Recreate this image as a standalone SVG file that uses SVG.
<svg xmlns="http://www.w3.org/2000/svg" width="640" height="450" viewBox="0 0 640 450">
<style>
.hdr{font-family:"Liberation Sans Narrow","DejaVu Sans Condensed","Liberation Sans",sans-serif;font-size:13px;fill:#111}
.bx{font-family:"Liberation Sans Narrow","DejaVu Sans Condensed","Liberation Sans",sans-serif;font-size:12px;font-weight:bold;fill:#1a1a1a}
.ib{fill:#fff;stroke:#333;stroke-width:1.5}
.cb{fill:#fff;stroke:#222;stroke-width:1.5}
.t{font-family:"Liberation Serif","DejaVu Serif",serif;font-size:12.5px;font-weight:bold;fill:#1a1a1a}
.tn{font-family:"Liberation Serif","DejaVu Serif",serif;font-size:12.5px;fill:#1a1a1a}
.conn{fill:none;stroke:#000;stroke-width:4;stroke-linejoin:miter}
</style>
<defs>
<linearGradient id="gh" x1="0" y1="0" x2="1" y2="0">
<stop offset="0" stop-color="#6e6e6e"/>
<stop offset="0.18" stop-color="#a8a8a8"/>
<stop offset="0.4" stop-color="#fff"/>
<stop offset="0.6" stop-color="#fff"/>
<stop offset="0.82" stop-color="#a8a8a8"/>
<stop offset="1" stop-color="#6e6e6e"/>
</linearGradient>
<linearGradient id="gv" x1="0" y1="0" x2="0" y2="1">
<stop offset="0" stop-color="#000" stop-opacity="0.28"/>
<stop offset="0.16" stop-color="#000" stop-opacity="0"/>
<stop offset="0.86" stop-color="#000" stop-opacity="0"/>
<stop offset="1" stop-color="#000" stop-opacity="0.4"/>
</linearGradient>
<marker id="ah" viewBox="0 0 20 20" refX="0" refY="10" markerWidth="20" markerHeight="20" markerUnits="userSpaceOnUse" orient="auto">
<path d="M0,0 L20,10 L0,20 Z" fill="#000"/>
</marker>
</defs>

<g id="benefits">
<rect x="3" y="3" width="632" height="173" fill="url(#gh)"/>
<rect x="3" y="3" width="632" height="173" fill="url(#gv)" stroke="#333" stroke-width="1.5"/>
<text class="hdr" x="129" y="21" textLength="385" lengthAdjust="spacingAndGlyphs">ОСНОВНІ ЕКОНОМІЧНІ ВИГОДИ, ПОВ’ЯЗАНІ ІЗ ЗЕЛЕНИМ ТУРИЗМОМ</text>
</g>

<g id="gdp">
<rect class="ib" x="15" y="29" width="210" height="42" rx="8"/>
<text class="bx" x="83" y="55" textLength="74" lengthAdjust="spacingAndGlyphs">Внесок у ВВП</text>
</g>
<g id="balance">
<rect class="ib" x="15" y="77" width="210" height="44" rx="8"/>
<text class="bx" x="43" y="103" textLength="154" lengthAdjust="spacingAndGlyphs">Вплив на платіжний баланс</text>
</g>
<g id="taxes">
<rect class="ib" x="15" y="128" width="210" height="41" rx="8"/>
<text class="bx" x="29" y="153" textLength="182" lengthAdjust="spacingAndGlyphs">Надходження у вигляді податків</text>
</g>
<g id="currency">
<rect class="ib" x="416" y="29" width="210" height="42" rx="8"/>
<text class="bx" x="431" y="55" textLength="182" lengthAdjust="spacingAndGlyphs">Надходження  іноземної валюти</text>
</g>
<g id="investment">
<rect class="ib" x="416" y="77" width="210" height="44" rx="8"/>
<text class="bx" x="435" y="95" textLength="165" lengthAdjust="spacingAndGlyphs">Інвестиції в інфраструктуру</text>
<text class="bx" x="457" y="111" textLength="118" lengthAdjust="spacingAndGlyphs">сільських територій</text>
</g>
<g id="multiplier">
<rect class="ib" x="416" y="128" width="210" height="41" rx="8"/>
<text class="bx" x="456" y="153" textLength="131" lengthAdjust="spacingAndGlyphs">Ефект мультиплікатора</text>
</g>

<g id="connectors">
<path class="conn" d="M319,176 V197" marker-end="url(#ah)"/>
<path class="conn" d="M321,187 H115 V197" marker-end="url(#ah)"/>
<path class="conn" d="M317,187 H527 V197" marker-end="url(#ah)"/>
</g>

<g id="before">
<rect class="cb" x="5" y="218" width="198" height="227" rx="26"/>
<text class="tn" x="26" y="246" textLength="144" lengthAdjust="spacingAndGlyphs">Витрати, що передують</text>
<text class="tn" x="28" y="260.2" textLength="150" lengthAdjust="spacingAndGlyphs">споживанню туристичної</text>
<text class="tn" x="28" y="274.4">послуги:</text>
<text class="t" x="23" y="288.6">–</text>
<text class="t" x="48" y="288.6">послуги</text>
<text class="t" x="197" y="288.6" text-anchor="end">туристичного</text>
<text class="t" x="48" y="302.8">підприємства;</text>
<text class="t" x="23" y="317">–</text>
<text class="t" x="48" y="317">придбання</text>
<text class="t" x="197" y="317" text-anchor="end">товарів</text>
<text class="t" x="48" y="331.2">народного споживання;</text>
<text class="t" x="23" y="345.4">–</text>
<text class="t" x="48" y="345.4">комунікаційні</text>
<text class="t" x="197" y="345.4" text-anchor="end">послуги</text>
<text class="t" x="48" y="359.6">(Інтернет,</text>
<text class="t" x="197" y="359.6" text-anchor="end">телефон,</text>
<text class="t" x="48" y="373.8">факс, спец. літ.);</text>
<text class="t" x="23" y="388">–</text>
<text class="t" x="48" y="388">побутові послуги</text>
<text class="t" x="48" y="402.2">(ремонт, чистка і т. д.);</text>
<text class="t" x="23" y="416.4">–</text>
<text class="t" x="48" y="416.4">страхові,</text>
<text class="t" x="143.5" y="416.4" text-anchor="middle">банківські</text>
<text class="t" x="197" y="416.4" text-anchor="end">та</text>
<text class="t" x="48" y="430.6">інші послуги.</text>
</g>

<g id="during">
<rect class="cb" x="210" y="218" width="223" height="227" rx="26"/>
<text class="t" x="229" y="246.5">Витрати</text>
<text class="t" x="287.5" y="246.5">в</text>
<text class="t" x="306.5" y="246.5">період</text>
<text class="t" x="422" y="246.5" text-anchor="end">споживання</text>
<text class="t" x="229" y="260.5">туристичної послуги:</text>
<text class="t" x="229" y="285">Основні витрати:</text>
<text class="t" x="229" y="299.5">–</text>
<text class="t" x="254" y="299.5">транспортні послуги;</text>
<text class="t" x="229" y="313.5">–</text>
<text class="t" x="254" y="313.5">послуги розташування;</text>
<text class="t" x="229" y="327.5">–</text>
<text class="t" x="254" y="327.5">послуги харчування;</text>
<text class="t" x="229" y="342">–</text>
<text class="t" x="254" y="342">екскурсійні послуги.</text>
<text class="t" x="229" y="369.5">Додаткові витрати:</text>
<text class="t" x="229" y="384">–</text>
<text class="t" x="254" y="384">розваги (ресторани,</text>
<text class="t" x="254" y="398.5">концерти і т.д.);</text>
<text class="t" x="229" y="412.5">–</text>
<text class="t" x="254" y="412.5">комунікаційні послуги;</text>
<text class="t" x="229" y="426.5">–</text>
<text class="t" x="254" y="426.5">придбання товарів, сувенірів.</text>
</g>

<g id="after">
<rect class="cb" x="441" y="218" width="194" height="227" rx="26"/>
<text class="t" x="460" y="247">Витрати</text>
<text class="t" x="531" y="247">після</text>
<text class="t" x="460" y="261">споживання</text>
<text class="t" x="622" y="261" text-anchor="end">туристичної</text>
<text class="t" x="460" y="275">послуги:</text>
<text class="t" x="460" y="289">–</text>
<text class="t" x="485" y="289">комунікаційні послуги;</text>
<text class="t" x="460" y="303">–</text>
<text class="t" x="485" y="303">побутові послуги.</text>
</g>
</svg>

# TASK TO COMPLETE:
Print the whole listing exactly as it is.

# REPLY TO THE EXERCISE:
Recreate this image as a standalone SVG file that uses SVG.
<svg xmlns="http://www.w3.org/2000/svg" width="640" height="450" viewBox="0 0 640 450">
<style>
.hdr{font-family:"Liberation Sans Narrow","DejaVu Sans Condensed","Liberation Sans",sans-serif;font-size:13px;fill:#111}
.bx{font-family:"Liberation Sans Narrow","DejaVu Sans Condensed","Liberation Sans",sans-serif;font-size:12px;font-weight:bold;fill:#1a1a1a}
.ib{fill:#fff;stroke:#333;stroke-width:1.5}
.cb{fill:#fff;stroke:#222;stroke-width:1.5}
.t{font-family:"Liberation Serif","DejaVu Serif",serif;font-size:12.5px;font-weight:bold;fill:#1a1a1a}
.tn{font-family:"Liberation Serif","DejaVu Serif",serif;font-size:12.5px;fill:#1a1a1a}
.conn{fill:none;stroke:#000;stroke-width:4;stroke-linejoin:miter}
</style>
<defs>
<linearGradient id="gh" x1="0" y1="0" x2="1" y2="0">
<stop offset="0" stop-color="#6e6e6e"/>
<stop offset="0.18" stop-color="#a8a8a8"/>
<stop offset="0.4" stop-color="#fff"/>
<stop offset="0.6" stop-color="#fff"/>
<stop offset="0.82" stop-color="#a8a8a8"/>
<stop offset="1" stop-color="#6e6e6e"/>
</linearGradient>
<linearGradient id="gv" x1="0" y1="0" x2="0" y2="1">
<stop offset="0" stop-color="#000" stop-opacity="0.28"/>
<stop offset="0.16" stop-color="#000" stop-opacity="0"/>
<stop offset="0.86" stop-color="#000" stop-opacity="0"/>
<stop offset="1" stop-color="#000" stop-opacity="0.4"/>
</linearGradient>
<marker id="ah" viewBox="0 0 20 20" refX="0" refY="10" markerWidth="20" markerHeight="20" markerUnits="userSpaceOnUse" orient="auto">
<path d="M0,0 L20,10 L0,20 Z" fill="#000"/>
</marker>
</defs>

<g id="benefits">
<rect x="3" y="3" width="632" height="173" fill="url(#gh)"/>
<rect x="3" y="3" width="632" height="173" fill="url(#gv)" stroke="#333" stroke-width="1.5"/>
<text class="hdr" x="129" y="21" textLength="385" lengthAdjust="spacingAndGlyphs">ОСНОВНІ ЕКОНОМІЧНІ ВИГОДИ, ПОВ’ЯЗАНІ ІЗ ЗЕЛЕНИМ ТУРИЗМОМ</text>
</g>

<g id="gdp">
<rect class="ib" x="15" y="29" width="210" height="42" rx="8"/>
<text class="bx" x="83" y="55" textLength="74" lengthAdjust="spacingAndGlyphs">Внесок у ВВП</text>
</g>
<g id="balance">
<rect class="ib" x="15" y="77" width="210" height="44" rx="8"/>
<text class="bx" x="43" y="103" textLength="154" lengthAdjust="spacingAndGlyphs">Вплив на платіжний баланс</text>
</g>
<g id="taxes">
<rect class="ib" x="15" y="128" width="210" height="41" rx="8"/>
<text class="bx" x="29" y="153" textLength="182" lengthAdjust="spacingAndGlyphs">Надходження у вигляді податків</text>
</g>
<g id="currency">
<rect class="ib" x="416" y="29" width="210" height="42" rx="8"/>
<text class="bx" x="431" y="55" textLength="182" lengthAdjust="spacingAndGlyphs">Надходження  іноземної валюти</text>
</g>
<g id="investment">
<rect class="ib" x="416" y="77" width="210" height="44" rx="8"/>
<text class="bx" x="435" y="95" textLength="165" lengthAdjust="spacingAndGlyphs">Інвестиції в інфраструктуру</text>
<text class="bx" x="457" y="111" textLength="118" lengthAdjust="spacingAndGlyphs">сільських територій</text>
</g>
<g id="multiplier">
<rect class="ib" x="416" y="128" width="210" height="41" rx="8"/>
<text class="bx" x="456" y="153" textLength="131" lengthAdjust="spacingAndGlyphs">Ефект мультиплікатора</text>
</g>

<g id="connectors">
<path class="conn" d="M319,176 V197" marker-end="url(#ah)"/>
<path class="conn" d="M321,187 H115 V197" marker-end="url(#ah)"/>
<path class="conn" d="M317,187 H527 V197" marker-end="url(#ah)"/>
</g>

<g id="before">
<rect class="cb" x="5" y="218" width="198" height="227" rx="26"/>
<text class="tn" x="26" y="246" textLength="144" lengthAdjust="spacingAndGlyphs">Витрати, що передують</text>
<text class="tn" x="28" y="260.2" textLength="150" lengthAdjust="spacingAndGlyphs">споживанню туристичної</text>
<text class="tn" x="28" y="274.4">послуги:</text>
<text class="t" x="23" y="288.6">–</text>
<text class="t" x="48" y="288.6">послуги</text>
<text class="t" x="197" y="288.6" text-anchor="end">туристичного</text>
<text class="t" x="48" y="302.8">підприємства;</text>
<text class="t" x="23" y="317">–</text>
<text class="t" x="48" y="317">придбання</text>
<text class="t" x="197" y="317" text-anchor="end">товарів</text>
<text class="t" x="48" y="331.2">народного споживання;</text>
<text class="t" x="23" y="345.4">–</text>
<text class="t" x="48" y="345.4">комунікаційні</text>
<text class="t" x="197" y="345.4" text-anchor="end">послуги</text>
<text class="t" x="48" y="359.6">(Інтернет,</text>
<text class="t" x="197" y="359.6" text-anchor="end">телефон,</text>
<text class="t" x="48" y="373.8">факс, спец. літ.);</text>
<text class="t" x="23" y="388">–</text>
<text class="t" x="48" y="388">побутові послуги</text>
<text class="t" x="48" y="402.2">(ремонт, чистка і т. д.);</text>
<text class="t" x="23" y="416.4">–</text>
<text class="t" x="48" y="416.4">страхові,</text>
<text class="t" x="143.5" y="416.4" text-anchor="middle">банківські</text>
<text class="t" x="197" y="416.4" text-anchor="end">та</text>
<text class="t" x="48" y="430.6">інші послуги.</text>
</g>

<g id="during">
<rect class="cb" x="210" y="218" width="223" height="227" rx="26"/>
<text class="t" x="229" y="246.5">Витрати</text>
<text class="t" x="287.5" y="246.5">в</text>
<text class="t" x="306.5" y="246.5">період</text>
<text class="t" x="422" y="246.5" text-anchor="end">споживання</text>
<text class="t" x="229" y="260.5">туристичної послуги:</text>
<text class="t" x="229" y="285">Основні витрати:</text>
<text class="t" x="229" y="299.5">–</text>
<text class="t" x="254" y="299.5">транспортні послуги;</text>
<text class="t" x="229" y="313.5">–</text>
<text class="t" x="254" y="313.5">послуги розташування;</text>
<text class="t" x="229" y="327.5">–</text>
<text class="t" x="254" y="327.5">послуги харчування;</text>
<text class="t" x="229" y="342">–</text>
<text class="t" x="254" y="342">екскурсійні послуги.</text>
<text class="t" x="229" y="369.5">Додаткові витрати:</text>
<text class="t" x="229" y="384">–</text>
<text class="t" x="254" y="384">розваги (ресторани,</text>
<text class="t" x="254" y="398.5">концерти і т.д.);</text>
<text class="t" x="229" y="412.5">–</text>
<text class="t" x="254" y="412.5">комунікаційні послуги;</text>
<text class="t" x="229" y="426.5">–</text>
<text class="t" x="254" y="426.5">придбання товарів, сувенірів.</text>
</g>

<g id="after">
<rect class="cb" x="441" y="218" width="194" height="227" rx="26"/>
<text class="t" x="460" y="247">Витрати</text>
<text class="t" x="531" y="247">після</text>
<text class="t" x="460" y="261">споживання</text>
<text class="t" x="622" y="261" text-anchor="end">туристичної</text>
<text class="t" x="460" y="275">послуги:</text>
<text class="t" x="460" y="289">–</text>
<text class="t" x="485" y="289">комунікаційні послуги;</text>
<text class="t" x="460" y="303">–</text>
<text class="t" x="485" y="303">побутові послуги.</text>
</g>
</svg>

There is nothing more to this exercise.